Thursday, 10 December 2015 8:40pm
Otago's Dr Anne Ford in front of Weiming Lake, Peking University. The New Zealand Centre is located at the edge of this iconic lake, in the Chen Shouren garden.
Dr Anne Ford, her “very supportive” partner Errol and 20 month old daughter Mica are in the midst of an inspirational three months living in Beijing, China, where Dr Ford is working out of Peking University’s (PKU) New Zealand Centre.
The Centre is managed by all eight of New Zealand’s universities in collaboration with several New Zealand government agencies. Many Otago researchers have spent time there; this year Mathematics and Statistics’ Dr Austina Clark and Politics’ Dr Nicholas Khoo have been Visiting Fellows, and a further four Otago academics will follow suit in 2016.
Dr Ford says, “The Centre runs a semester long course at PKU. This year I applied and was selected with a course providing an overview of New Zealand history and culture. I’d worked in China before doing archaeological research (and teaching at a kindergarten) so I was really keen to come back.”
“My main aim is to introduce the students to New Zealand’s history, but also to who New Zealanders are today and what their place in the world is, particularly in relation to the Asia-Pacific region.”
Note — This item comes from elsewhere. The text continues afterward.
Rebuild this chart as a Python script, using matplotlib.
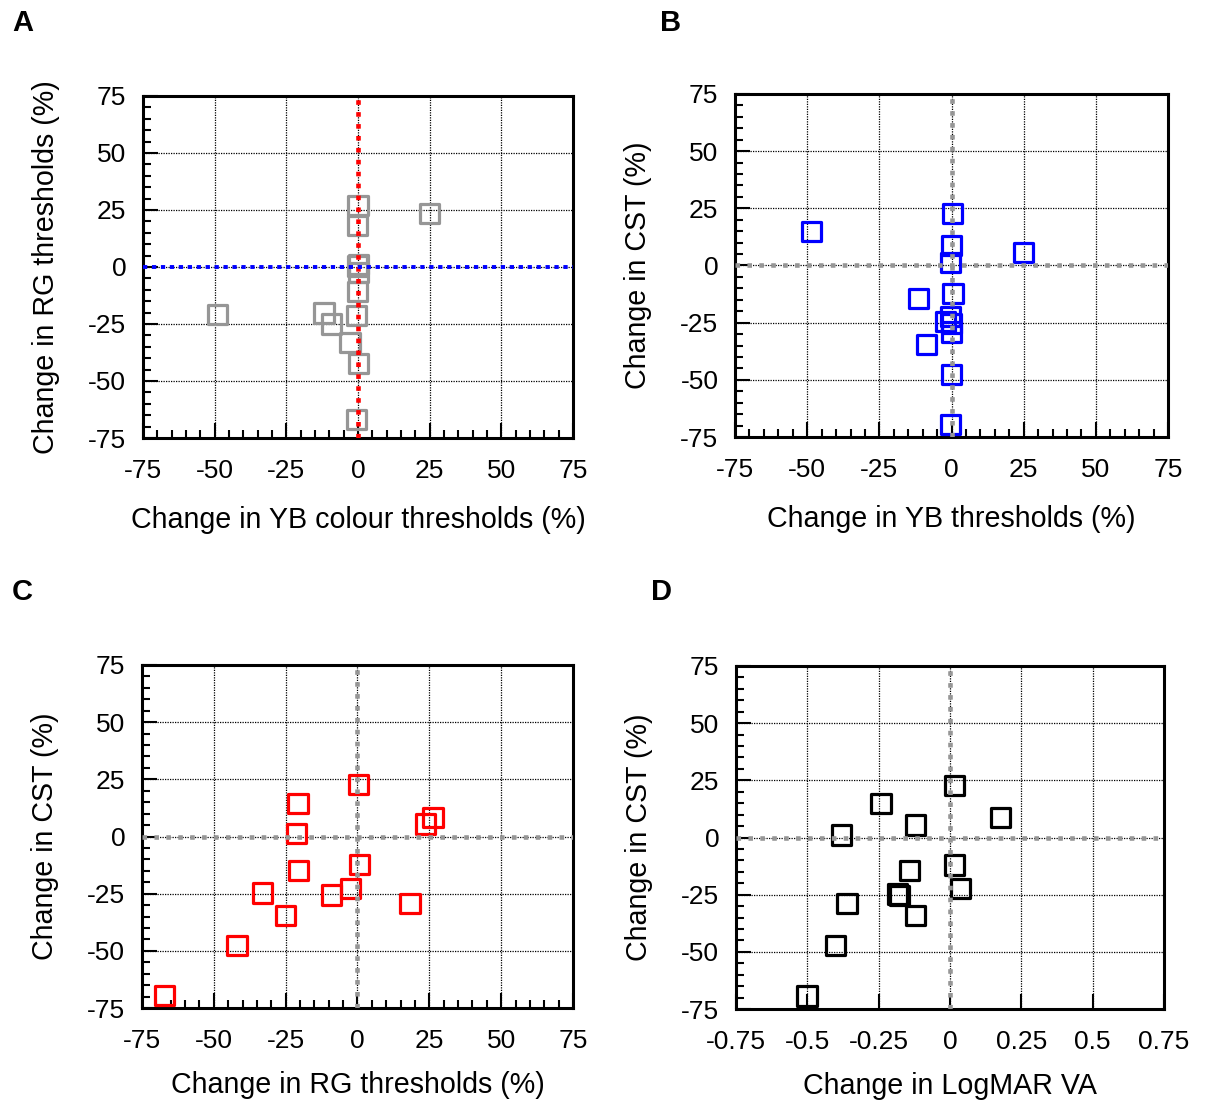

"My main aim is to introduce the students to New Zealand’s history, but also to who New Zealanders are today and what their place in the world is, particularly in relation to the Asia-Pacific region."
Living and working in a city of some 22 million people presents few problems for Dr Ford and her young family, especially with Errol providing “daddy day care”.
“Mica is of the age where she is absorbing new words all the time – and it’s amazing how many of her new ones are Mandarin! We have an apartment near the Olympic Park area, so there are lots of museums and parks for her. She really enjoys Chinese food and is even trialling chopsticks.
“The hardest thing about Beijing is the pollution – but we monitor it closely. Mica is very good at wearing a mask outside if it is too bad, and we’ve found plenty of indoor things to do.”
Dr Ford says the PKU campus itself is beautiful, being situated in an area that was originally the royal gardens during the Qing dynasty.
“We’re literally walking in the footsteps of royalty.”
Early in Dr Ford’s Beijing tenure, Otago’s Vice-Chancellor Professor Harlene Hayne and Pro-Vice-Chancellor Professor Helen Nicholson visited the PKU New Zealand Centre, attending an all-alumni event held by the eight New Zealand universities
Professor Nicholson says, “Through the Centre, Otago is helping run the course on New Zealand heritage and culture that Anne is teaching now. It’s an opportunity for us to showcase New Zealand in one of China’s most prestigious universities and increase our collaborative relationships there."
“Anne is a lovely, bubbly, energetic person. It comes through in the way she teaches. Stereotypically, Chinese students sit and listen, but Anne has got them interacting with her and each other, introducing a different pedagogy.”
"Stereotypically, Chinese students sit and listen, but Anne has got them interacting with her and each other, introducing a different pedagogy."
For Dr Ford, her Beijing experience rounds off “a tremendous year”. It started with being appointed a full-time Archaeology lecturer on 1 Dec 2014, then she became an Otago Research Grant (UORG) co-recipient, and following that came a $300,000 Marsden Fast Start grant.
Dr Ford’s previous work in China involved research on Neolithic/Bronze Age archaeology in Henan Province, China.
“This trip to Beijing allowed me to reconnect with old colleagues to seek new possibilities,” Dr Ford says. “I had meetings with colleagues from the Institute of Archaeology, Chinese Academy of Social Science, the Shaanxi Provincial Institute of Archaeology in Xian, the National Museum of China, and the Institute of Anthropological and Ethnological Studies at Fudan University, Shanghai.
“I am a specialist in lithic analysis or stone tools, which have been used from 3.3 million years ago up until the 20th century. In essence, I’m interested in exploring how stone tools can be used to decipher behavioural patterns in the past.
“Now, with my Marsden grant, I’m incorporating both pottery and stone tools to investigate the relationship between Papua New Guinea inhabitants, who’d been living on the mainland for at least the last 45,000 years, and Lapita colonists who first appeared there about 3300 years ago, probably coming from South East Asia. The Lapita went on to head east into the Pacific, where they eventually became the ancestors of the Polynesians, and subsequently Māori.
“I found out about the Marsden grant here in Beijing. It was a wonderful surprise!”